Таковы в очень общих чертах взгляды Л. Вайсгербера на отношения, существующие между языком и мышлением. Схожими путями стремится исследовать эту проблему и Бенджамен Уорф, заимствовавший общую идею своей гипотезы у известного американского языковеда Э. Сепира. В отличие от Вайсгербера американский ученый обращает основное внимание на различия грамматических структур языков, которые нагляднее всего вскрываются посредством сопоставления этих структур[397].

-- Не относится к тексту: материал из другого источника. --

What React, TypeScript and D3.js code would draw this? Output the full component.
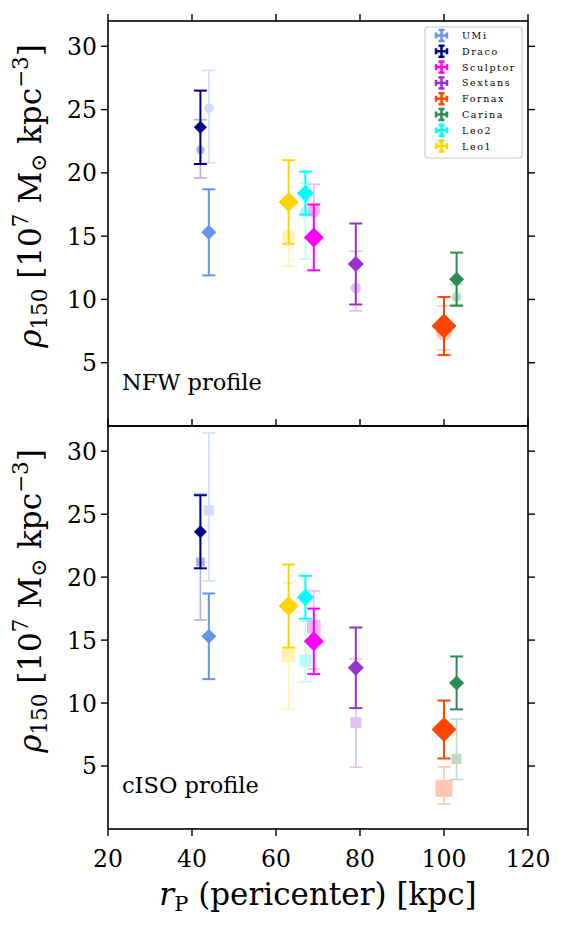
import React from "react";
import * as d3 from "d3";

// dwarf spheroidals, colours and pericentres
const galaxies = ["UMi", "Draco", "Sculptor", "Sextans", "Fornax", "Carina", "Leo2", "Leo1"];
const colors = ["#6495ED", "#00008B", "#FF00FF", "#9932CC", "#FF4500", "#2E8B57", "#00FFFF", "#FFD700"];
const pericenter = [44, 42, 69, 79, 100, 103, 67, 63];
const markerSize = [7.5, 6.5, 10, 8, 12.5, 7.5, 8.5, 10];

// measured rho_150 with lower / upper bounds (same in both panels)
const rhoObs = [15.3, 23.6, 14.9, 12.8, 7.9, 11.6, 18.4, 17.7];
const rhoObsLo = [11.9, 20.7, 12.3, 9.6, 5.6, 9.5, 16.7, 14.4];
const rhoObsHi = [18.7, 26.5, 17.5, 16.0, 10.2, 13.7, 20.1, 21.0];

// NFW fits
const rhoNfw = [25.1, 21.8, 17.0, 10.9, 7.4, 10.2, 16.9, 15.0];
const rhoNfwLo = [20.8, 19.6, 15.0, 9.1, 6.0, 9.6, 13.2, 12.6];
const rhoNfwHi = [28.1, 24.2, 19.1, 13.8, 9.5, 11.2, 19.2, 17.6];

// cISO fits
const rhoIso = [25.3, 21.2, 16.05, 8.45, 3.23, 5.56, 13.36, 13.8];
const rhoIsoLo = [19.7, 16.6, 12.7, 4.9, 1.98, 3.93, 11.7, 9.52];
const rhoIsoHi = [31.45, 26.6, 18.9, 13.5, 4.93, 8.73, 16.5, 19.55];

const xTicks = [20, 40, 60, 80, 100, 120];
const yTicks = [5, 10, 15, 20, 25, 30];

const FONT = "'DejaVu Serif', serif";

const left = 108;
const right = 528;
const x = d3.scaleLinear().domain([20, 120]).range([left, right]);

type Panel = {
  top: number;
  bottom: number;
  label: string;
  shape: "circle" | "square";
  fit: number[];
  fitLo: number[];
  fitHi: number[];
  showXLabels: boolean;
  topTicks: boolean;
  bottomTicks: boolean;
  yLabelCenter: number;
};

const panels: Panel[] = [
  { top: 21, bottom: 426, label: "NFW profile", shape: "circle", fit: rhoNfw, fitLo: rhoNfwLo, fitHi: rhoNfwHi, showXLabels: false, topTicks: true, bottomTicks: false, yLabelCenter: 196 },
  { top: 426, bottom: 829, label: "cISO profile", shape: "square", fit: rhoIso, fitLo: rhoIsoLo, fitHi: rhoIsoHi, showXLabels: true, topTicks: true, bottomTicks: true, yLabelCenter: 601 },
];

function ErrBar({ cx, y1, y2, color, width, cap }: any) {
  return (
    <g stroke={color} strokeWidth={width}>
      <line x1={cx} x2={cx} y1={y1} y2={y2} />
      <line x1={cx - cap} x2={cx + cap} y1={y1} y2={y1} />
      <line x1={cx - cap} x2={cx + cap} y1={y2} y2={y2} />
    </g>
  );
}

function PanelView({ p }: { p: Panel }) {
  const y = d3.scaleLinear().domain([0, 32]).range([p.bottom, p.top]);
  const tick = 7;
  return (
    <g>
      {/* model fits, drawn faded underneath */}
      {galaxies.map((g, i) => {
        const cx = x(pericenter[i]);
        const cy = y(p.fit[i]);
        const s = markerSize[i];
        return (
          <g key={"fit" + g} opacity={0.3}>
            <ErrBar cx={cx} y1={y(p.fitLo[i])} y2={y(p.fitHi[i])} color={colors[i]} width={1.6} cap={6.5} />
            {p.shape === "circle" ? (
              <circle cx={cx} cy={cy} r={s * 0.65} fill={colors[i]} />
            ) : (
              <rect x={cx - s * 0.68} y={cy - s * 0.68} width={s * 1.36} height={s * 1.36} fill={colors[i]} />
            )}
          </g>
        );
      })}
      {/* measured values */}
      {galaxies.map((g, i) => {
        const cx = x(pericenter[i]);
        const cy = y(rhoObs[i]);
        const s = markerSize[i];
        return (
          <g key={"obs" + g}>
            <ErrBar cx={cx} y1={y(rhoObsLo[i])} y2={y(rhoObsHi[i])} color={colors[i]} width={2} cap={6.5} />
            <path d={`M${cx},${cy - s}L${cx + s},${cy}L${cx},${cy + s}L${cx - s},${cy}Z`} fill={colors[i]} />
          </g>
        );
      })}
      {/* frame */}
      <rect x={left} y={p.top} width={right - left} height={p.bottom - p.top} fill="none" stroke="#000" strokeWidth={1.6} />
      {yTicks.map((t) => (
        <g key={"yt" + t}>
          <line x1={left - tick} x2={left} y1={y(t)} y2={y(t)} stroke="#000" strokeWidth={1.4} />
          <line x1={right} x2={right + tick} y1={y(t)} y2={y(t)} stroke="#000" strokeWidth={1.4} />
          <text x={left - 11} y={y(t)} dy="0.36em" textAnchor="end" fontFamily={FONT} fontSize={23.5}>
            {t}
          </text>
        </g>
      ))}
      {xTicks.map((t) => (
        <g key={"xt" + t}>
          {p.topTicks && <line x1={x(t)} x2={x(t)} y1={p.top - tick} y2={p.top} stroke="#000" strokeWidth={1.4} />}
          {p.bottomTicks && <line x1={x(t)} x2={x(t)} y1={p.bottom} y2={p.bottom + tick} stroke="#000" strokeWidth={1.4} />}
          {p.showXLabels && (
            <text x={x(t)} y={p.bottom + 38} textAnchor="middle" fontFamily={FONT} fontSize={23.5}>
              {t}
            </text>
          )}
        </g>
      ))}
      <text x={122} y={p.bottom - 36} fontFamily={FONT} fontSize={22.5}>
        {p.label}
      </text>
      <text transform={`translate(41,${p.yLabelCenter}) rotate(-90)`} textAnchor="middle" fontFamily={FONT} fontSize={31}>
        <tspan fontStyle="italic">ρ</tspan>
        <tspan fontSize={21.5} dy={6}>150</tspan>
        <tspan dy={-6}> [10</tspan>
        <tspan fontSize={21.5} dy={-13}>7</tspan>
        <tspan dy={13}> M</tspan>
        <tspan fontSize={21.5} dy={5}>⊙</tspan>
        <tspan dy={-5}> kpc</tspan>
        <tspan fontSize={21.5} dy={-13}>−3</tspan>
        <tspan dy={13}>]</tspan>
      </text>
    </g>
  );
}

function Legend() {
  const x0 = 425;
  const y0 = 27;
  const rowH = 15.8;
  return (
    <g>
      <rect x={x0} y={y0} width={97} height={131} rx={3} fill="#fff" fillOpacity={0.8} stroke="#ccc" strokeWidth={1.2} />
      {galaxies.map((g, i) => {
        const cy = y0 + 8.5 + i * rowH;
        const cx = 441.5;
        const a = 5.5;
        const c = 3;
        return (
          <g key={"lg" + g}>
            <g stroke={colors[i]} strokeWidth={2.5}>
              <line x1={cx - a} x2={cx + a} y1={cy} y2={cy} />
              <line x1={cx} x2={cx} y1={cy - a} y2={cy + a} />
              <line x1={cx - a} x2={cx - a} y1={cy - c} y2={cy + c} />
              <line x1={cx + a} x2={cx + a} y1={cy - c} y2={cy + c} />
              <line x1={cx - c} x2={cx + c} y1={cy - a} y2={cy - a} />
              <line x1={cx - c} x2={cx + c} y1={cy + a} y2={cy + a} />
            </g>
            <text x={462} y={cy} dy="0.36em" fontFamily={FONT} fontSize={9.5} letterSpacing={1.6}>
              {g}
            </text>
          </g>
        );
      })}
    </g>
  );
}

export default function App() {
  return (
    <svg width={566} height={934} style={{ position: "absolute", left: 0, top: 0, background: "#fff" }}>
      {panels.map((p) => (
        <PanelView key={p.label} p={p} />
      ))}
      <Legend />
      <text x={(left + right) / 2} y={905} textAnchor="middle" fontFamily={FONT} fontSize={31}>
        <tspan fontStyle="italic">r</tspan>
        <tspan fontSize={21} dy={6}>P</tspan>
        <tspan dy={-6}> (pericenter) [kpc]</tspan>
      </text>
    </svg>
  );
}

Сепир также исходит из того общего тезиса, что язык есть не столько средство для передачи общественного опыта, сколько способ определения его для говорящих на данном языке. «Язык, — пишет он, — не просто более или менее систематизированный инвентарь различных элементов опыта, имеющих отношение к индивиду (как это часто наивно полагают), но также замкнутая в себе, творческая и символическая система, которая не только соотносится с опытом, в значительной мере приобретенным помимо ее помощи, но фактически определяет для нас опыт посредством своей формальной структуры и вследствие того, что мы бессознательно переносим свойственные ей особенности в область опыта. В этом отношении язык напоминает математическую систему, которая отражает опыт в действительном смысле этого слова только в самых своих элементарных началах, нос течением времени превращается в замкнутую систему понятий, дающую возможность предугадать все возможные элементы опыта в соответствии с определенными принятыми формальными правилами… [Значения] не столько раскрываются в опыте, сколько накладываются на него вследствие тиранической власти, которой лингвистическая форма подчиняет нашу ориентацию в мире»[398].
Эти мысли своего учителя Уорф развивает следующим образом: «…лингвистическая система (другими словами, грамматика) каждого языка не просто передаточный инструмент для озвученных идей, но скорее сама творец идей, программа и руководство для интеллектуальной деятельности человеческих индивидов, для анализа их впечатлений, для синтеза их духовного инвентаря… Мы исследуем природу по тем направлениям, которые указываются нам нашим родным языком. Категория и формы, изолируемые нами из мира явлений, мы не берем как нечто очевидное у этих явлений; совершенно обратно — мир предстоит перед нами в калейдоскопическом потоке впечатлений, которые организуются нашим сознанием, и это совершается главным образом посредством лингвистической системы, запечатленной в нашем сознании»[399].